• **Instructions to follow**: Without the images, write out the whole listing exactly.
----- Supplied information
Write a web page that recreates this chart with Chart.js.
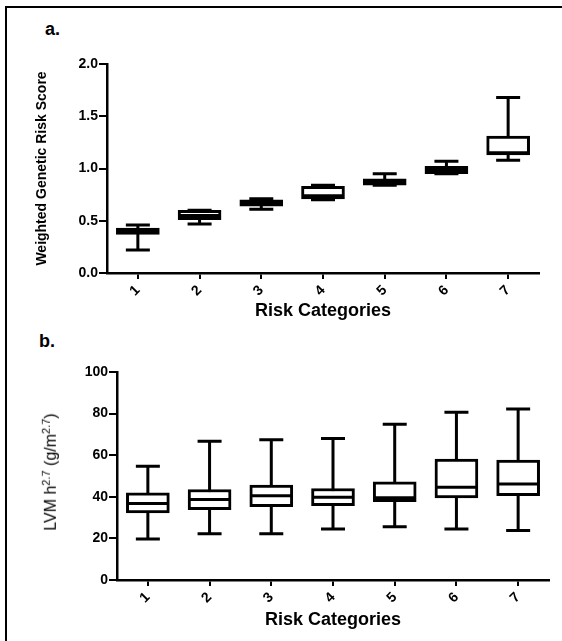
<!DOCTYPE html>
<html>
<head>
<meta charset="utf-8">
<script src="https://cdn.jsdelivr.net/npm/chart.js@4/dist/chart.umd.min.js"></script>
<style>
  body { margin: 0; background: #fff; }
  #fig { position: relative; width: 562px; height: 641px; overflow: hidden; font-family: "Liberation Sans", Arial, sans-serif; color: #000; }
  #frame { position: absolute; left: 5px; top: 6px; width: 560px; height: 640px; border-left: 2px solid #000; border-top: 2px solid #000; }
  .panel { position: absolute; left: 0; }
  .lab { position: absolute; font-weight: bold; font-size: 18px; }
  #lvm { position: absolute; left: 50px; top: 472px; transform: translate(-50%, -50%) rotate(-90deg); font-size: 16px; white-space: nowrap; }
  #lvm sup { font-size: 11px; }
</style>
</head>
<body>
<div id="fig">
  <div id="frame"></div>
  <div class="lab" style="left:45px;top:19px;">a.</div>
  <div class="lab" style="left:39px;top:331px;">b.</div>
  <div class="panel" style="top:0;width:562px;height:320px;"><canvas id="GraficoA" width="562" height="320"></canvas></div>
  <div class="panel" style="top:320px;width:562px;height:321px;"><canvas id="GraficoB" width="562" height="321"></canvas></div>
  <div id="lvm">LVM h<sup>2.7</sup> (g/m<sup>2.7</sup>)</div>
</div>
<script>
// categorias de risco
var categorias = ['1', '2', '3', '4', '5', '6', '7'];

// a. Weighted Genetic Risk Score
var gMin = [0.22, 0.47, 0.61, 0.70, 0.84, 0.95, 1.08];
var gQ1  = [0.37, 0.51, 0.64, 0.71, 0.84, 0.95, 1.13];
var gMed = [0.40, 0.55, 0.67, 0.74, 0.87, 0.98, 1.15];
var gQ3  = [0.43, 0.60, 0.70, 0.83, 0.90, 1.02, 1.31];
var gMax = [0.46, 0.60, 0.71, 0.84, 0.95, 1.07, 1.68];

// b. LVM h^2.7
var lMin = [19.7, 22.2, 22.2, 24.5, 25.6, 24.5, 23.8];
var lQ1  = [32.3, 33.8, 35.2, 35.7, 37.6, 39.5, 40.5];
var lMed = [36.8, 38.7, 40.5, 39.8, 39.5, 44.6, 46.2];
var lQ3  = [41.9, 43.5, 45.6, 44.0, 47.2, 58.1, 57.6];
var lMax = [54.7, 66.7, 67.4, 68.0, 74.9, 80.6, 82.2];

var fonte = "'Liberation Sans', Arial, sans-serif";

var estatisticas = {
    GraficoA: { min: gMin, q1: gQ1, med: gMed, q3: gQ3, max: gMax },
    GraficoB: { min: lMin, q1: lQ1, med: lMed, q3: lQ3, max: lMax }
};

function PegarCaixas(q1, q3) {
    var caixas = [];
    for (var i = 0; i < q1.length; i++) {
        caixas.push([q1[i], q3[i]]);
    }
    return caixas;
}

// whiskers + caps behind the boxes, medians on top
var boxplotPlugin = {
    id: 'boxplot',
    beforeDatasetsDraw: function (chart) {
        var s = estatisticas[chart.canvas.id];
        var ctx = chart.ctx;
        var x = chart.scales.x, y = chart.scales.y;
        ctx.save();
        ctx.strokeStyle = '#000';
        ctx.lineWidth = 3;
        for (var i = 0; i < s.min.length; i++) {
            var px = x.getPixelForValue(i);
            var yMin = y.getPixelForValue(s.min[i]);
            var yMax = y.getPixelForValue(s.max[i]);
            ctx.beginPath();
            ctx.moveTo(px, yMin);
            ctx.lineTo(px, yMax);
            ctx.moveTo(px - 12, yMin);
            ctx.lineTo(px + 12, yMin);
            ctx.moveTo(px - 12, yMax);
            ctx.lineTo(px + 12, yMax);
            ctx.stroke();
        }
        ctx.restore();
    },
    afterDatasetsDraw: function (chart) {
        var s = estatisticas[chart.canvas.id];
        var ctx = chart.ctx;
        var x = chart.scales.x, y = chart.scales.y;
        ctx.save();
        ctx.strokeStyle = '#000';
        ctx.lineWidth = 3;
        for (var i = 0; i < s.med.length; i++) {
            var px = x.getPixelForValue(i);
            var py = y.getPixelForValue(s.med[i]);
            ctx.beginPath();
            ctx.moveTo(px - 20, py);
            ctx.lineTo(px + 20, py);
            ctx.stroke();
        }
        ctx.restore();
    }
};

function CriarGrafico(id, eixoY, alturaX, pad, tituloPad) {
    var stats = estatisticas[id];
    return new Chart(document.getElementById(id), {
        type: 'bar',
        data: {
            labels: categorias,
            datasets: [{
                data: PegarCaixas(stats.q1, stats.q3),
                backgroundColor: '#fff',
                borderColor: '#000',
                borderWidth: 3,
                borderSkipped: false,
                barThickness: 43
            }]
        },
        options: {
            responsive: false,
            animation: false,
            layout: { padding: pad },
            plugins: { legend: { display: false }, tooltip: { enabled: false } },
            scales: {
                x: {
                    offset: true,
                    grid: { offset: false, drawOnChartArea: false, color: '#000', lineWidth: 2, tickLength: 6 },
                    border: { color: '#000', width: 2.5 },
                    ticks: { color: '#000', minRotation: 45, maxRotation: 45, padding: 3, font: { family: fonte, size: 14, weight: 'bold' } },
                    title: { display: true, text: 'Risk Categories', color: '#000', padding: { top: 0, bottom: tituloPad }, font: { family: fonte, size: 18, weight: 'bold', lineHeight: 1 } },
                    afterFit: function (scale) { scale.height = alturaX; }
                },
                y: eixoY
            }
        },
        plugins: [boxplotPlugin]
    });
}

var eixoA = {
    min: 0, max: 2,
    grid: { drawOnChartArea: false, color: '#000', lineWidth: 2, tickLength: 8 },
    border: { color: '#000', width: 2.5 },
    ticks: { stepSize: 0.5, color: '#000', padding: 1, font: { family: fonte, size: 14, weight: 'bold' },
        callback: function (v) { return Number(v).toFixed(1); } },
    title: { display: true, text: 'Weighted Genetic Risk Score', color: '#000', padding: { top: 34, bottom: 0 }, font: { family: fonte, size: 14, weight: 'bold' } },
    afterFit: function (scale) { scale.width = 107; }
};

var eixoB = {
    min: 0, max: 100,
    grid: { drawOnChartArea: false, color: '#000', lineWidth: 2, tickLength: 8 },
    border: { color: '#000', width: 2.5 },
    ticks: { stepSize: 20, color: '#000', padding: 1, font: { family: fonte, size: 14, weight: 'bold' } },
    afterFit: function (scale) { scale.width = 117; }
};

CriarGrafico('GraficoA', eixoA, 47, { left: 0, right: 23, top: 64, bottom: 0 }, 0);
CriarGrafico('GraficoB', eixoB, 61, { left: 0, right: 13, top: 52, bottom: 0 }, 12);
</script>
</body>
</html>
----------
• **Finished exercise**:
Write a web page that recreates this chart with Chart.js.
<!DOCTYPE html>
<html>
<head>
<meta charset="utf-8">
<script src="https://cdn.jsdelivr.net/npm/chart.js@4/dist/chart.umd.min.js"></script>
<style>
  body { margin: 0; background: #fff; }
  #fig { position: relative; width: 562px; height: 641px; overflow: hidden; font-family: "Liberation Sans", Arial, sans-serif; color: #000; }
  #frame { position: absolute; left: 5px; top: 6px; width: 560px; height: 640px; border-left: 2px solid #000; border-top: 2px solid #000; }
  .panel { position: absolute; left: 0; }
  .lab { position: absolute; font-weight: bold; font-size: 18px; }
  #lvm { position: absolute; left: 50px; top: 472px; transform: translate(-50%, -50%) rotate(-90deg); font-size: 16px; white-space: nowrap; }
  #lvm sup { font-size: 11px; }
</style>
</head>
<body>
<div id="fig">
  <div id="frame"></div>
  <div class="lab" style="left:45px;top:19px;">a.</div>
  <div class="lab" style="left:39px;top:331px;">b.</div>
  <div class="panel" style="top:0;width:562px;height:320px;"><canvas id="GraficoA" width="562" height="320"></canvas></div>
  <div class="panel" style="top:320px;width:562px;height:321px;"><canvas id="GraficoB" width="562" height="321"></canvas></div>
  <div id="lvm">LVM h<sup>2.7</sup> (g/m<sup>2.7</sup>)</div>
</div>
<script>
// categorias de risco
var categorias = ['1', '2', '3', '4', '5', '6', '7'];

// a. Weighted Genetic Risk Score
var gMin = [0.22, 0.47, 0.61, 0.70, 0.84, 0.95, 1.08];
var gQ1  = [0.37, 0.51, 0.64, 0.71, 0.84, 0.95, 1.13];
var gMed = [0.40, 0.55, 0.67, 0.74, 0.87, 0.98, 1.15];
var gQ3  = [0.43, 0.60, 0.70, 0.83, 0.90, 1.02, 1.31];
var gMax = [0.46, 0.60, 0.71, 0.84, 0.95, 1.07, 1.68];

// b. LVM h^2.7
var lMin = [19.7, 22.2, 22.2, 24.5, 25.6, 24.5, 23.8];
var lQ1  = [32.3, 33.8, 35.2, 35.7, 37.6, 39.5, 40.5];
var lMed = [36.8, 38.7, 40.5, 39.8, 39.5, 44.6, 46.2];
var lQ3  = [41.9, 43.5, 45.6, 44.0, 47.2, 58.1, 57.6];
var lMax = [54.7, 66.7, 67.4, 68.0, 74.9, 80.6, 82.2];

var fonte = "'Liberation Sans', Arial, sans-serif";

var estatisticas = {
    GraficoA: { min: gMin, q1: gQ1, med: gMed, q3: gQ3, max: gMax },
    GraficoB: { min: lMin, q1: lQ1, med: lMed, q3: lQ3, max: lMax }
};

function PegarCaixas(q1, q3) {
    var caixas = [];
    for (var i = 0; i < q1.length; i++) {
        caixas.push([q1[i], q3[i]]);
    }
    return caixas;
}

// whiskers + caps behind the boxes, medians on top
var boxplotPlugin = {
    id: 'boxplot',
    beforeDatasetsDraw: function (chart) {
        var s = estatisticas[chart.canvas.id];
        var ctx = chart.ctx;
        var x = chart.scales.x, y = chart.scales.y;
        ctx.save();
        ctx.strokeStyle = '#000';
        ctx.lineWidth = 3;
        for (var i = 0; i < s.min.length; i++) {
            var px = x.getPixelForValue(i);
            var yMin = y.getPixelForValue(s.min[i]);
            var yMax = y.getPixelForValue(s.max[i]);
            ctx.beginPath();
            ctx.moveTo(px, yMin);
            ctx.lineTo(px, yMax);
            ctx.moveTo(px - 12, yMin);
            ctx.lineTo(px + 12, yMin);
            ctx.moveTo(px - 12, yMax);
            ctx.lineTo(px + 12, yMax);
            ctx.stroke();
        }
        ctx.restore();
    },
    afterDatasetsDraw: function (chart) {
        var s = estatisticas[chart.canvas.id];
        var ctx = chart.ctx;
        var x = chart.scales.x, y = chart.scales.y;
        ctx.save();
        ctx.strokeStyle = '#000';
        ctx.lineWidth = 3;
        for (var i = 0; i < s.med.length; i++) {
            var px = x.getPixelForValue(i);
            var py = y.getPixelForValue(s.med[i]);
            ctx.beginPath();
            ctx.moveTo(px - 20, py);
            ctx.lineTo(px + 20, py);
            ctx.stroke();
        }
        ctx.restore();
    }
};

function CriarGrafico(id, eixoY, alturaX, pad, tituloPad) {
    var stats = estatisticas[id];
    return new Chart(document.getElementById(id), {
        type: 'bar',
        data: {
            labels: categorias,
            datasets: [{
                data: PegarCaixas(stats.q1, stats.q3),
                backgroundColor: '#fff',
                borderColor: '#000',
                borderWidth: 3,
                borderSkipped: false,
                barThickness: 43
            }]
        },
        options: {
            responsive: false,
            animation: false,
            layout: { padding: pad },
            plugins: { legend: { display: false }, tooltip: { enabled: false } },
            scales: {
                x: {
                    offset: true,
                    grid: { offset: false, drawOnChartArea: false, color: '#000', lineWidth: 2, tickLength: 6 },
                    border: { color: '#000', width: 2.5 },
                    ticks: { color: '#000', minRotation: 45, maxRotation: 45, padding: 3, font: { family: fonte, size: 14, weight: 'bold' } },
                    title: { display: true, text: 'Risk Categories', color: '#000', padding: { top: 0, bottom: tituloPad }, font: { family: fonte, size: 18, weight: 'bold', lineHeight: 1 } },
                    afterFit: function (scale) { scale.height = alturaX; }
                },
                y: eixoY
            }
        },
        plugins: [boxplotPlugin]
    });
}

var eixoA = {
    min: 0, max: 2,
    grid: { drawOnChartArea: false, color: '#000', lineWidth: 2, tickLength: 8 },
    border: { color: '#000', width: 2.5 },
    ticks: { stepSize: 0.5, color: '#000', padding: 1, font: { family: fonte, size: 14, weight: 'bold' },
        callback: function (v) { return Number(v).toFixed(1); } },
    title: { display: true, text: 'Weighted Genetic Risk Score', color: '#000', padding: { top: 34, bottom: 0 }, font: { family: fonte, size: 14, weight: 'bold' } },
    afterFit: function (scale) { scale.width = 107; }
};

var eixoB = {
    min: 0, max: 100,
    grid: { drawOnChartArea: false, color: '#000', lineWidth: 2, tickLength: 8 },
    border: { color: '#000', width: 2.5 },
    ticks: { stepSize: 20, color: '#000', padding: 1, font: { family: fonte, size: 14, weight: 'bold' } },
    afterFit: function (scale) { scale.width = 117; }
};

CriarGrafico('GraficoA', eixoA, 47, { left: 0, right: 23, top: 64, bottom: 0 }, 0);
CriarGrafico('GraficoB', eixoB, 61, { left: 0, right: 13, top: 52, bottom: 0 }, 12);
</script>
</body>
</html>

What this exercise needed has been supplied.